The sound of a Cigarette is unmistakable. Whether it’s pinned at full chat or idling up to the dock, you barely need to glance over to understand what you’re dealing with. It’s like a sixth sense. The deep, bone-rattling rumble of a Mercury V8 paired with the gentle yet brutal sound of fiberglass cutting through water forms an unlikely harmony that can only be described as intoxicating. It’s a soundscape that people furiously chase, sparing no expense (financial or otherwise) in the process.

It was that particular sound that alerted a private community’s security guard in the summer of 1975 when he took notice of two go-fast boats edging up to the shoreline. These guards’ jobs were fairly dull until they suddenly weren’t. Much of their day-to-day was sitting in a booth and lifting a gate to let in endless streams of Mercedes-Benz-driving residents. Later in their shift they could be found driving at walking pace through the community, on the hunt for anyone who looked like they didn’t belong. Miami was also undergoing a period of intense violence, ramping up to it earning the title of the country’s murder capital.

The positioning of these two boats, in concert with the unnaturally early hour, could only spell drug running. The police showed up and those at the scene fled, leaving behind a pickup truck and the 1,400 pounds of cannabis bundles that they were loading into it. Of those who vacated, one person was found not far from the original scene hours later. When put under pressure, he broke nearly immediately—the Drug Enforcement Agency had only been founded two years earlier, but a few years of practice as the short-lived Bureau of Narcotics and Dangerous Drugs, and prior to that as the Federal Bureau of Narcotics, made them well-versed in the art of forceful intimidation.

The kid that the DEA caught admitted to his association with Kramer while making sure to be clear that he was only a grunt operating on Ben’s behalf.
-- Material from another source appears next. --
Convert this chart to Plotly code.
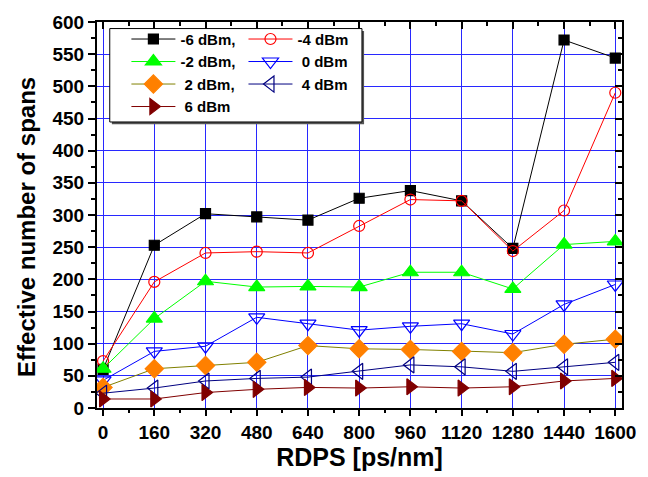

This discovery warranted a visit to Jack Kramer’s residence, who redirected the agents to his son’s known associate’s home. Ben only needed to hear the authoritative knock on his friend’s front door to know that he had to make a run for it. Tearing through the tangible heat of a Florida summer’s morning, he made his way to the house’s back door only to be intercepted by his soon-to-be arresting officers.
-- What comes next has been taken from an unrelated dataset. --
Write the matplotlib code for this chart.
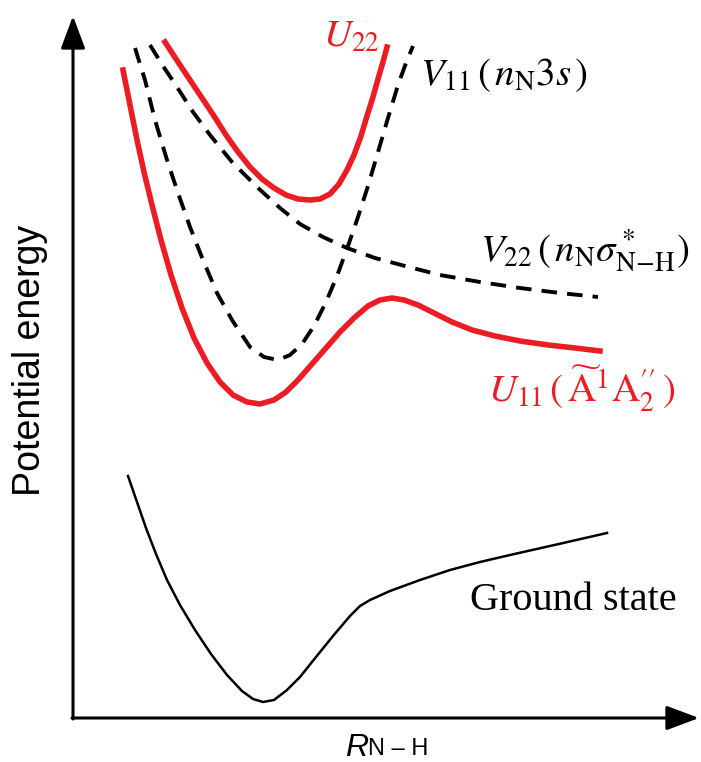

The DEA’s report has Kramer reacting to his arrest with his own brand of cocky bravado. He told the agents that he knew they didn’t make much and that he was confident that $100,000 would make quite a difference in their lives. That’s how much they would stand to make if they were to look the other way on this little mishap of theirs. They didn’t accept the offer.

Kramer did make use of that $100,000 eventually—he took that cash and bonded out of jail with it, instantly making the call that he wasn’t going to show up for his resultant court date scheduled for the early fall of that year. At that moment, he went from being a guy with a court date to a fugitive in the eyes of the law.